As long as it is inclusive and has other leaders involved in some form and gradually look for areas where you can dilute the extremist agenda, then you would have a workable situation. But if it is a totalitarian group or if the Haqqani Network has precedence then I think our choices are very limited. Inside Afghanistan there are players and there are people who are amenable to India. So it has to tap on those people and build on a network.
You have done a lot of field work in Afghanistan. What is the one, if you have a memory that gives you perhaps some hope of what lies ahead and optimism for the future?
SMD: Well I think, in one of my travels I had gone to the Kandahar province, I had gone to this village in Arghandab. I had met a few of these community elders and some of them have been closely aligned to the Taliban groups. But interestingly they came out with this idea that they want their girl child to be educated. They want them to be dentists.
Because at that point when I visited Khandhar it was 2011, when India had signed the Strategic Partnership Agreement. They wanted more girl child education, they wanted women dentists in Khandhar and they wanted more modernisation and economic benefits. And these were people who were aligned to the Taliban in a way. So, I think that is a positive sign.

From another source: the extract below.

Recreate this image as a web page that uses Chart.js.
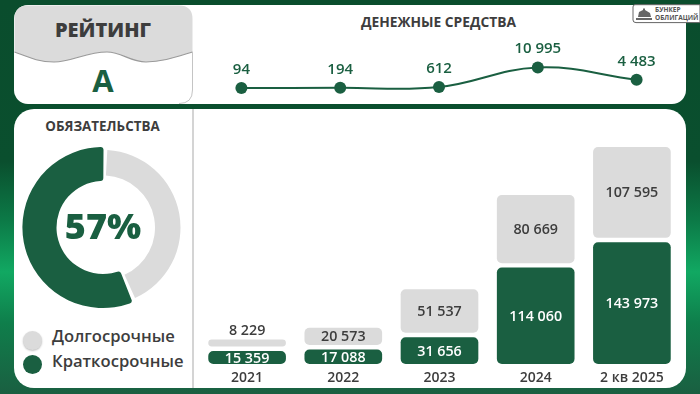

But personally I think it was also about women--meeting those women provincial councillors in Khandhar and Nangarhār province. And the hope and dreams they had for their country. I think women are now being the stakeholders of peace and stability in Afghanistan. So, I see those as positive images, in addition to a lot of young people. I think those were the positive ...girl children going to school, young people going to offices, and colleges. And even one of the interviews that I did with Maulvi Kalamuddin, who was the Deputy Vice Chief of Taliban who had surrendered, he was also quite open to seeing these changes. But for me it would be interesting to see, now that they have captured power how much would that translate into action.